◆ **PROVIDED DATA**:

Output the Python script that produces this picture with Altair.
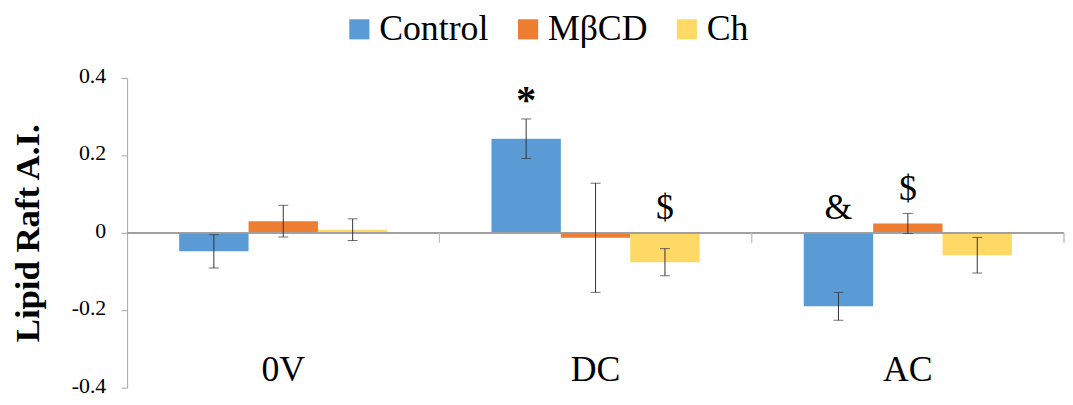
import altair as alt
import pandas as pd

SERIF = "Liberation Serif"

categories = ["0V", "DC", "AC"]
groups = ["Control", "MβCD", "Ch"]
control = [-0.048, 0.243, -0.190]
control_err = [0.043, 0.051, 0.036]
mbcd = [0.030, -0.013, 0.024]
mbcd_err = [0.041, 0.141, 0.026]
ch = [0.008, -0.076, -0.058]
ch_err = [0.028, 0.035, 0.046]
colors = ["#5B9BD5", "#ED7D31", "#FFD966"]

y_tick_values = [-0.4, -0.2, 0, 0.2, 0.4]
y_tick_labels = ["-0.4", "-0.2", "0", "0.2", "0.4"]

ann_cat = ["DC", "DC", "AC", "AC"]
ann_group = ["Control", "Ch", "Control", "MβCD"]
ann_text = ["*", "$", "&", "$"]

series = {"Control": (control, control_err), "MβCD": (mbcd, mbcd_err), "Ch": (ch, ch_err)}
rows = []
for i, c in enumerate(categories):
    for g in groups:
        v, e = series[g][0][i], series[g][1][i]
        rows.append({"cat": c, "group": g, "value": v, "lo": v - e, "hi": v + e,
                     "top": max(v + e, 0)})
df = pd.DataFrame(rows)

ann_rows = []
for c, g, t in zip(ann_cat, ann_group, ann_text):
    r = df[(df.cat == c) & (df.group == g)].iloc[0]
    ann_rows.append({"cat": c, "group": g, "label": t, "top": r["top"]})
ann = pd.DataFrame(ann_rows)

ylab = pd.DataFrame({"v": y_tick_values, "t": y_tick_labels})

x_main = alt.X("cat:N", sort=categories,
               scale=alt.Scale(paddingInner=0, paddingOuter=0),
               axis=alt.Axis(title=None, domain=False, ticks=False, tickSize=0,
                             labelFont=SERIF, labelFontSize=36, labelColor="black",
                             labelAngle=0, labelBaseline="alphabetic", labelPadding=-7))
x_plain = alt.X("cat:N", sort=categories)
xo = alt.XOffset("group:N", sort=groups, scale=alt.Scale(paddingInner=0, paddingOuter=0.75))

y_axis = alt.Axis(title="Lipid Raft A.I.", values=y_tick_values, labels=False,
                  grid=False, tickSize=6, tickColor="#A6A6A6", domainColor="#A6A6A6",
                  titleFont=SERIF, titleFontSize=35, titleFontWeight="bold",
                  titleColor="black", titlePadding=76)
y_scale = alt.Scale(domain=[-0.4, 0.4], nice=False)

base = alt.Chart(df)

bars = base.mark_bar().encode(
    x=x_main, xOffset=xo, y=alt.Y("value:Q", scale=y_scale, axis=y_axis),
    color=alt.Color("group:N", sort=groups, scale=alt.Scale(domain=groups, range=colors),
                    legend=alt.Legend(title=None, orient="none", legendX=216, legendY=-67,
                                      direction="horizontal", symbolType="square", symbolSize=410,
                                      symbolStrokeWidth=0, labelFont=SERIF, labelFontSize=36,
                                      labelColor="black", labelOffset=2, columnPadding=21,
                                      padding=0)),
)

ylabels = alt.Chart(ylab).mark_text(font=SERIF, fontSize=22, align="right", baseline="middle",
                                    dy=-2, color="black").encode(
    x=alt.value(-21), y=alt.Y("v:Q", scale=y_scale), text="t:N")

zero = base.mark_rule(color="#A0A0A0", strokeWidth=1).encode(
    y=alt.Y("zero:Q", scale=y_scale)).transform_calculate(zero="0")

bticks = base.mark_tick(orient="vertical", size=10, yOffset=5, thickness=1, color="#BFBFBF").encode(
    x=alt.X("cat:N", sort=categories, bandPosition=1),
    y=alt.Y("zero:Q", scale=y_scale)).transform_calculate(zero="0")

err = base.mark_rule(color="#333333", strokeWidth=1).encode(
    x=x_plain, xOffset=xo, y=alt.Y("lo:Q", scale=y_scale), y2="hi:Q")
cap_lo = base.mark_tick(size=10, thickness=1, color="#333333").encode(
    x=x_plain, xOffset=xo, y=alt.Y("lo:Q", scale=y_scale))
cap_hi = base.mark_tick(size=10, thickness=1, color="#333333").encode(
    x=x_plain, xOffset=xo, y=alt.Y("hi:Q", scale=y_scale))

ann_star = alt.Chart(ann).transform_filter("datum.label == '*'").mark_text(
    font=SERIF, fontSize=40, fontWeight="bold", baseline="alphabetic", dy=-6, color="black").encode(
    x=x_plain, xOffset=xo, y=alt.Y("top:Q", scale=y_scale), text="label:N")
ann_other = alt.Chart(ann).transform_filter("datum.label != '*'").mark_text(
    font=SERIF, fontSize=36, baseline="alphabetic", dy=-14, color="black").encode(
    x=x_plain, xOffset=xo, y=alt.Y("top:Q", scale=y_scale), text="label:N")

chart = alt.layer(bars, zero, bticks, err, cap_lo, cap_hi, ann_star, ann_other, ylabels).properties(
    width=944, height=312,
    autosize=alt.AutoSizeParams(type="none"),
    padding={"left": 120, "top": 69, "right": 1, "bottom": 8},
).configure_view(stroke=None)

chart.save("out.html", embed_options={"renderer": "svg", "actions": False})
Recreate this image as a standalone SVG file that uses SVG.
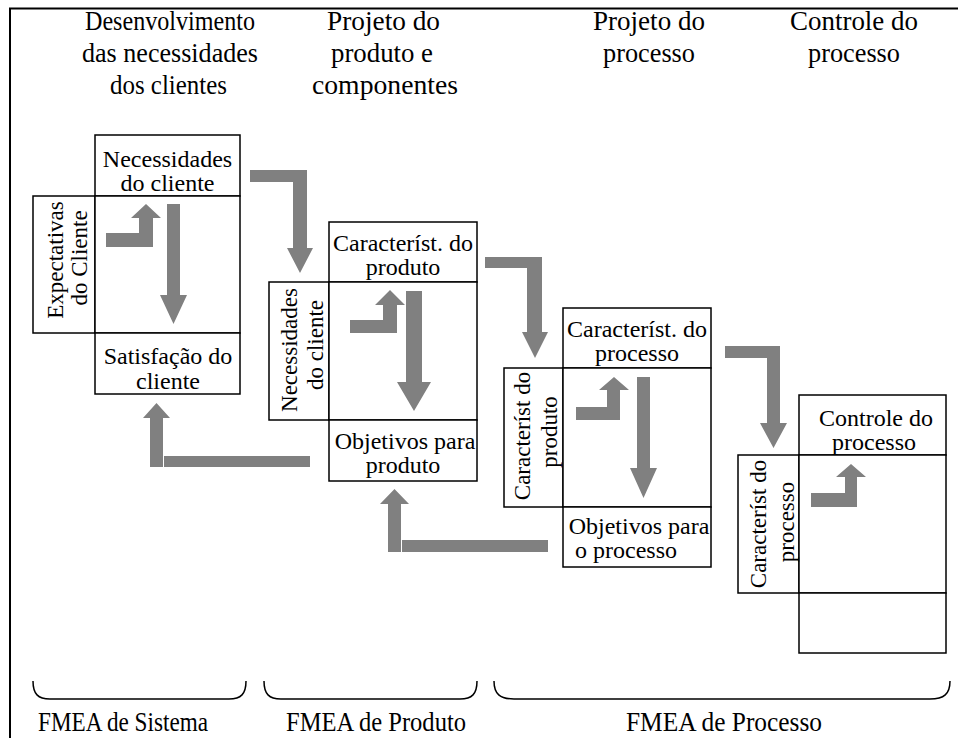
<svg xmlns="http://www.w3.org/2000/svg" width="958" height="738" viewBox="0 0 958 738">
<style>
.bx{fill:#fff;stroke:#000;stroke-width:1.5}
.t{font-family:"Liberation Serif","Times New Roman",serif;font-size:24px;fill:#000;text-anchor:middle}
.r{font-family:"Liberation Serif","Times New Roman",serif;font-size:23px;fill:#000;text-anchor:middle}
.h{font-family:"Liberation Serif","Times New Roman",serif;font-size:27px;fill:#000}
.ar{fill:#808080}
.br{fill:none;stroke:#000;stroke-width:1.5}
</style>
<rect width="958" height="738" fill="#fff"/>
<path d="M10,738 V8.5 H958" fill="none" stroke="#000" stroke-width="2"/>

<g id="headers">
<text class="h" x="85" y="30" textLength="170" lengthAdjust="spacingAndGlyphs">Desenvolvimento</text>
<text class="h" x="82" y="62" textLength="176" lengthAdjust="spacingAndGlyphs">das necessidades</text>
<text class="h" x="110" y="94" textLength="117" lengthAdjust="spacingAndGlyphs">dos clientes</text>
<text class="h" x="327" y="30" textLength="113" lengthAdjust="spacingAndGlyphs">Projeto do</text>
<text class="h" x="331" y="62" textLength="102" lengthAdjust="spacingAndGlyphs">produto e</text>
<text class="h" x="312" y="94" textLength="146" lengthAdjust="spacingAndGlyphs">componentes</text>
<text class="h" x="593" y="30" textLength="112" lengthAdjust="spacingAndGlyphs">Projeto do</text>
<text class="h" x="603" y="62" textLength="92" lengthAdjust="spacingAndGlyphs">processo</text>
<text class="h" x="790" y="30" textLength="128" lengthAdjust="spacingAndGlyphs">Controle do</text>
<text class="h" x="808" y="62" textLength="92" lengthAdjust="spacingAndGlyphs">processo</text>
</g>

<g id="block1">
<rect class="bx" x="95" y="135" width="145" height="61"/>
<rect class="bx" x="33" y="196" width="62" height="137"/>
<rect class="bx" x="95" y="196" width="145" height="137"/>
<rect class="bx" x="95" y="333" width="145" height="61"/>
<text class="t" x="167.5" y="167">Necessidades</text>
<text class="t" x="167.5" y="191">do cliente</text>
<text class="t" x="168" y="364">Satisfação do</text>
<text class="t" x="168" y="389">cliente</text>
<text class="r" transform="translate(63,260) rotate(-90)">Expectativas</text>
<text class="r" transform="translate(87,258) rotate(-90)">do Cliente</text>
</g>

<g id="block2">
<rect class="bx" x="329" y="222" width="148" height="60"/>
<rect class="bx" x="269" y="282" width="60" height="138"/>
<rect class="bx" x="329" y="282" width="148" height="138"/>
<rect class="bx" x="329" y="420" width="148" height="61"/>
<text class="t" x="403" y="251">Característ. do</text>
<text class="t" x="403" y="275">produto</text>
<text class="t" x="405" y="449">Objetivos para</text>
<text class="t" x="403" y="473">produto</text>
<text class="r" transform="translate(297,350) rotate(-90)">Necessidades</text>
<text class="r" transform="translate(323,345) rotate(-90)">do cliente</text>
</g>

<g id="block3">
<rect class="bx" x="563" y="308" width="148" height="60"/>
<rect class="bx" x="504" y="368" width="59" height="139"/>
<rect class="bx" x="563" y="368" width="148" height="139"/>
<rect class="bx" x="563" y="507" width="148" height="60"/>
<text class="t" x="637" y="337">Característ. do</text>
<text class="t" x="637" y="361">processo</text>
<text class="t" x="639" y="534">Objetivos para</text>
<text class="t" x="626" y="558">o processo</text>
<text class="r" transform="translate(530,436) rotate(-90)">Característ do</text>
<text class="r" transform="translate(557,432) rotate(-90)">produto</text>
</g>

<g id="block4">
<rect class="bx" x="799" y="395" width="147" height="60"/>
<rect class="bx" x="738" y="455" width="61" height="138"/>
<rect class="bx" x="799" y="455" width="147" height="138"/>
<rect class="bx" x="799" y="593" width="147" height="60"/>
<text class="t" x="876" y="426">Controle do</text>
<text class="t" x="874" y="450">processo</text>
<text class="r" transform="translate(766,524) rotate(-90)">Característ do</text>
<text class="r" transform="translate(794,522) rotate(-90)">processo</text>
</g>

<g id="connectors">
<polygon class="ar" points="106,233 139,233 139,218 131,218 146,204 161,218 153,218 153,247 106,247"/>
<polygon class="ar" points="167,204 180,204 180,295 187,295 173.5,324 160,295 167,295"/>
<polygon class="ar" points="250,170 307,170 307,248 313,248 300,273 287,248 293,248 293,182 250,182"/>
<polygon class="ar" points="150,467 150,418 143,418 156.5,403 170,418 163,418 163,467"/>
<rect class="ar" x="164" y="456" width="146" height="11"/>

<polygon class="ar" points="350,320 383,320 383,305 375,305 390,290 405,305 397,305 397,333 350,333"/>
<polygon class="ar" points="406,291 422,291 422,382 431,382 414,411 397,382 406,382"/>
<polygon class="ar" points="485,257 542,257 542,332 548,332 535,358 522,332 527,332 527,268 485,268"/>
<polygon class="ar" points="388,552 388,504 380,504 394.5,489 409,504 401,504 401,552"/>
<rect class="ar" x="402" y="540" width="146" height="12"/>

<polygon class="ar" points="576,407 607,407 607,390 599,390 614,377 629,390 620,390 620,420 576,420"/>
<polygon class="ar" points="637,377 650,377 650,468 657,468 643.5,498 630,468 637,468"/>
<polygon class="ar" points="725,346 780,346 780,423 787,423 773.5,448 760,423 767,423 767,358 725,358"/>

<polygon class="ar" points="811,493 845,493 845,477 836,477 851,464 866,477 857,477 857,507 811,507"/>
</g>

<g id="braces">
<path class="br" d="M33,681 C33,694 38,699 50,699 L229,699 C241,699 246,694 246,681"/>
<path class="br" d="M264,681 C264,694 269,699 281,699 L460,699 C472,699 477,694 477,681"/>
<path class="br" d="M494,681 C494,694 500,699 514,699 L930,699 C944,699 950,694 950,681"/>
<text class="h" x="38" y="731" textLength="170" lengthAdjust="spacingAndGlyphs">FMEA de Sistema</text>
<text class="h" x="286" y="731" textLength="180" lengthAdjust="spacingAndGlyphs">FMEA de Produto</text>
<text class="h" x="626" y="731" textLength="196" lengthAdjust="spacingAndGlyphs">FMEA de Processo</text>
</g>
</svg>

◆ **WORK INSTRUCTIONS**: Skip the pictures. Restate exactly the lines from the start of the entries through the line containing "df = pd.DataFrame(rows)", both ends included.

◆ **EXERCISE SOLUTION**:
Output the Python script that produces this picture with Altair.
import altair as alt
import pandas as pd

SERIF = "Liberation Serif"

categories = ["0V", "DC", "AC"]
groups = ["Control", "MβCD", "Ch"]
control = [-0.048, 0.243, -0.190]
control_err = [0.043, 0.051, 0.036]
mbcd = [0.030, -0.013, 0.024]
mbcd_err = [0.041, 0.141, 0.026]
ch = [0.008, -0.076, -0.058]
ch_err = [0.028, 0.035, 0.046]
colors = ["#5B9BD5", "#ED7D31", "#FFD966"]

y_tick_values = [-0.4, -0.2, 0, 0.2, 0.4]
y_tick_labels = ["-0.4", "-0.2", "0", "0.2", "0.4"]

ann_cat = ["DC", "DC", "AC", "AC"]
ann_group = ["Control", "Ch", "Control", "MβCD"]
ann_text = ["*", "$", "&", "$"]

series = {"Control": (control, control_err), "MβCD": (mbcd, mbcd_err), "Ch": (ch, ch_err)}
rows = []
for i, c in enumerate(categories):
    for g in groups:
        v, e = series[g][0][i], series[g][1][i]
        rows.append({"cat": c, "group": g, "value": v, "lo": v - e, "hi": v + e,
                     "top": max(v + e, 0)})
df = pd.DataFrame(rows)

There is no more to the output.